Mayoritas penduduknya (sekitar 60% dari total populasi) hidup dari
sektor pertanian dan bekerja sebagai petani, pekebun, peternak dan
nelayan. Sebagai negara yang kaya akan hasil bumi maka Indonesia
memliki potensi alam yang sangat besar, yang dapat dieksplorasi
sebesar-besarnya untuk kemakmuran rakyat. Di Indonesia ditemukan
tidak kurang dari 945 jenis tanaman asli Indonesia yang terbagi
menjadi 77 jenis sumber karbohidrat, 75 jenis sumber lemak/minyak, 26
jenis kacang-kacangan, 389 jenis buah-buahan, 228 jenis sayuran, 40
jenis bahan minuman, 110 jenis rempah-rempah dan bumbu-bumbuan, serta
17% species dunia ditemukan di Indonesia. Namun dari potensi alam
yang sangat besar tersebut ternyata masih banyak jenis sumber daya
alam yang belum dapat diolah dan dimanfaatkan secara optimal oleh
bangsa Indonesia sendiri. Ironisnya, sebagian besar kebutuhan pangan
telah tergantung impor dari negara lain.
Menurut beberapa sumber disebutkan bahwa komoditas dan jumlah impor
bahan pangan seperti beras 3,7 juta ton, gandum 4,5 juta ton, gula 1,6
juta ton, kedelai 1,3 juta ton, bungkil kedelai 1 juta ton, jagung
1,3 juta ton, ternak sapi 450,000 ekor, daging dan jeroan 42 ribu
ton, dan susu, mentega, keju : 170 ribu ton setiap tahunnya. Data
tersebut menggambarkan pemanfatan potensi alam yang kurang optimal
atau karena tingginya tingkat kebutuhan akibat jumlah penduduk yang
besar, sehingga kebutuhan pangan tidak dapat dipenuhi dari produksi
dalam negeri sendiri. Bahkan beberapa waktu yang lampau kita semua
tersentak dan kaget oleh berita baik di televisi maupun mass media
lain karena masih ada sebagian dari warga negara ini meskipun hidup
di alam merdeka 61 tahun silam, ternyata masih ada yang mengalami
gizi buruk. Di sisi lain, sebagai negara agraris tentu Indonesia
memiliki peluang agribisnis yang sangat besar, antara lain karena
didukung Sumber Daya Alam (SDA) dan Sumber Daya Manusia (SDM) yang
memadai. Dari segi SDM, jumlah penduduk di Indonesia tercatat nomor
empat terbesar di dunia. Pada tahun 2000, populasi penduduk Indonesia
mencapai 210 juta dan pada tahun 2035 diperkirakan mencapai 400
juta.
Dengan jumlah penduduk yang sangat besar tersebut maka secara
otomatis merupakan potensi pasar yang luar biasa khususnya dalam hal
pemenuhan kebutuhan pangan termasuk kebutuhan pangan hewani asal
peternakan. Dalam konteks ini peluang agribisnis peternakan terbuka
luas dalam penyediaan kebutuhan konsumsi pangan dan ini merupakan
salah satu tantangan nyata yang sekaligus peluang bagi para Sarjana
Peternakan. Salah satu peluang dalam upaya peningkatan produksi
pangan dalam negeri adalah pemanfaatan lahan kering.
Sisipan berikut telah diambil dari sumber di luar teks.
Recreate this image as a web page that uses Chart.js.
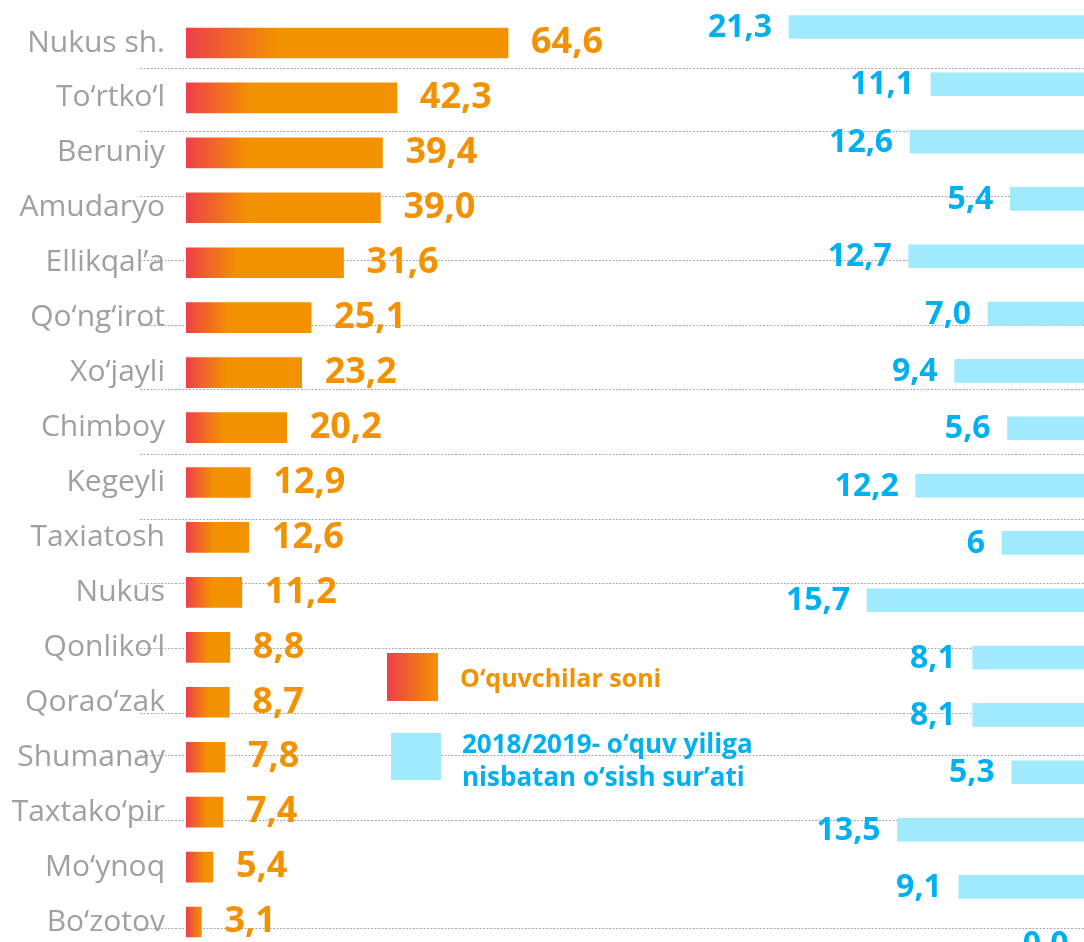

Sebagaimana disebutkan sebelumnya bahwa Indonesia masih mempunyai
potensi lahan khususnya lahan kering (60 juta ha) yang sangat luas untuk
pengembangan pertanian termasuk peternakan. Namun yang menjadi
pertanyaan adalah bagaimana memanfaatkan lahan marginal (lahan kering)
secara optimal dan apakah SDM kita sudah siap, serta strategi apa yang
harus dilakukan untuk mempersiapkan SDM dalam pengembangan usaha
peternakan yang berdaya saing di kawasan lahan tersebut ?
Usaha agribisnis pada umumnya dan khususnya usaha peternakan apalagi
di lahan kering sampai saat ini masih belum efisien dan belum berdaya
saing. Untuk membangun daya saing, usaha peternakan harus
berorientasi pada pasar yaitu meliputi price, quality dan value.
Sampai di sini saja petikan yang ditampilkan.